- **Task to carry out**
Report the count of lines below that include "matplotlib", without any other text.

BEGIN

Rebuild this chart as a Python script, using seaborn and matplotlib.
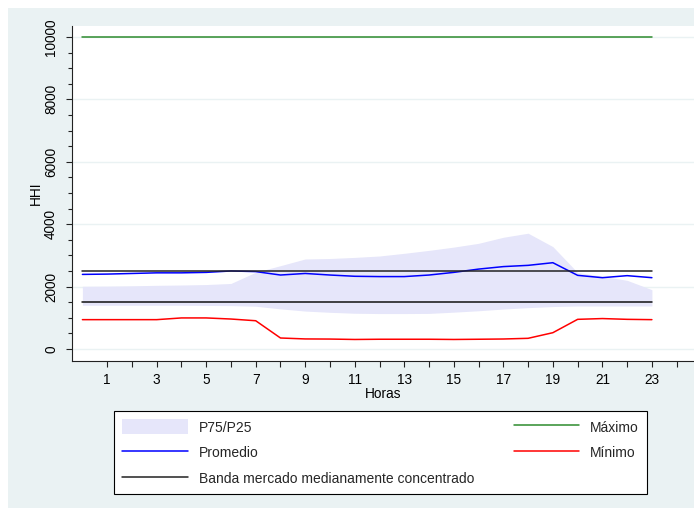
import pandas as pd
import seaborn as sns
import matplotlib.pyplot as plt
from matplotlib.patches import Rectangle, Patch
from matplotlib.lines import Line2D
from matplotlib.ticker import FixedLocator, MultipleLocator

# HHI por hora (0-23)
horas = list(range(24))
promedio = [2390, 2400, 2420, 2440, 2440, 2455, 2500, 2480, 2370, 2420, 2370, 2330,
            2320, 2320, 2370, 2455, 2560, 2640, 2680, 2765, 2360, 2285, 2350, 2285]
minimo = [940, 940, 940, 940, 995, 995, 960, 905, 352, 322, 318, 305,
          312, 312, 312, 305, 312, 320, 342, 522, 950, 975, 950, 940]
maximo = [10000, 10000, 10000, 10000, 10000, 10000, 10000, 10000, 10000, 10000, 10000, 10000,
          10000, 10000, 10000, 10000, 10000, 10000, 10000, 10000, 10000, 10000, 10000, 10000]
p75 = [2010, 2015, 2025, 2040, 2050, 2065, 2100, 2460, 2670, 2885, 2900, 2935,
       2980, 3066, 3160, 3265, 3386, 3580, 3710, 3280, 2450, 2330, 2200, 1900]
p25 = [1400, 1400, 1400, 1400, 1400, 1395, 1390, 1370, 1285, 1215, 1175, 1145,
       1135, 1135, 1140, 1180, 1225, 1280, 1325, 1360, 1378, 1378, 1378, 1378]
banda_alta = [2500] * 24
banda_baja = [1500] * 24

df = pd.DataFrame({"Horas": horas, "Promedio": promedio, "Minimo": minimo,
                   "Maximo": maximo, "P75": p75, "P25": p25,
                   "Alta": banda_alta, "Baja": banda_baja})

sns.set_style("ticks")
plt.rcParams['font.family'] = ['Liberation Sans', 'DejaVu Sans']

W, H = 694, 514
fig = plt.figure(figsize=(W / 100, H / 100), dpi=100, facecolor="white")

# stata-like background panel
fig.patches.append(Rectangle((8 / W, 1 - 508 / H), (W - 8) / W, 500 / H,
                             transform=fig.transFigure, facecolor="#EAF2F3",
                             edgecolor="none", zorder=-10))

ax = fig.add_axes([72 / W, 1 - 361 / H, 1 - 72 / W, (361 - 26) / H])
ax.set_facecolor("white")

band_col = "#E6E6FA"
ax.fill_between(df["Horas"], df["P25"], df["P75"], color=band_col, lw=0, zorder=1)
sns.lineplot(data=df, x="Horas", y="Maximo", color="#2E8B2E", lw=1.1, ax=ax, zorder=3)
sns.lineplot(data=df, x="Horas", y="Promedio", color="#0000FF", lw=1.1, ax=ax, zorder=3)
sns.lineplot(data=df, x="Horas", y="Minimo", color="#FF0000", lw=1.1, ax=ax, zorder=3)
sns.lineplot(data=df, x="Horas", y="Alta", color="#222222", lw=1.1, ax=ax, zorder=4)
sns.lineplot(data=df, x="Horas", y="Baja", color="#111111", lw=1.1, ax=ax, zorder=4)

ax.set_xlim(-0.42, 24.7)
ax.set_ylim(-385, 10350)

ax.xaxis.set_major_locator(FixedLocator(list(range(1, 24, 2))))
ax.xaxis.set_minor_locator(FixedLocator(list(range(2, 25, 2))))
ax.yaxis.set_major_locator(MultipleLocator(2000))
ax.yaxis.set_minor_locator(MultipleLocator(500))

ax.grid(axis="y", which="major", color="#EAF2F3", lw=1.0, zorder=0)
ax.set_axisbelow(True)

ax.tick_params(axis="x", which="both", length=4, width=0.8, color="#222222",
               labelsize=9.8, pad=4.5, labelcolor="black")
ax.tick_params(axis="y", which="major", length=4, width=0.8, color="#222222",
               labelsize=9.8, pad=6, labelcolor="black")
ax.tick_params(axis="y", which="minor", length=3, width=0.8, color="#222222")
for lab in ax.get_yticklabels():
    lab.set_rotation(90)
    lab.set_va("center")

for s in ["top", "right"]:
    ax.spines[s].set_visible(False)
for s in ["left", "bottom"]:
    ax.spines[s].set_color("#222222")
    ax.spines[s].set_linewidth(0.8)

ax.set_xlabel("Horas", fontsize=9.8, labelpad=0, color="black")
ax.set_ylabel("HHI", fontsize=9.8, labelpad=1, color="black")

handles = [
    Patch(facecolor=band_col, edgecolor="none"),
    Line2D([], [], color="#0000FF", lw=1.1),
    Line2D([], [], color="#222222", lw=1.1),
    Line2D([], [], color="#2E8B2E", lw=1.1),
    Line2D([], [], color="#FF0000", lw=1.1),
]
labels = ["P75/P25", "Promedio", "Banda mercado medianamente concentrado",
          "Máximo", "Mínimo"]
leg = fig.legend(handles, labels, loc="upper left",
                 bbox_to_anchor=(114 / W, 1 - 493 / H, 533 / W, 82 / H),
                 mode="expand", ncol=2, fontsize=10, frameon=True, fancybox=False,
                 edgecolor="black", facecolor="white", framealpha=1,
                 borderaxespad=0, handlelength=4.7, handleheight=1.3,
                 handletextpad=0.8, labelspacing=0.75, borderpad=0.6)
leg.get_frame().set_linewidth(0.8)

fig.savefig("out.png", dpi=100)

END

- **Exercise solution**
5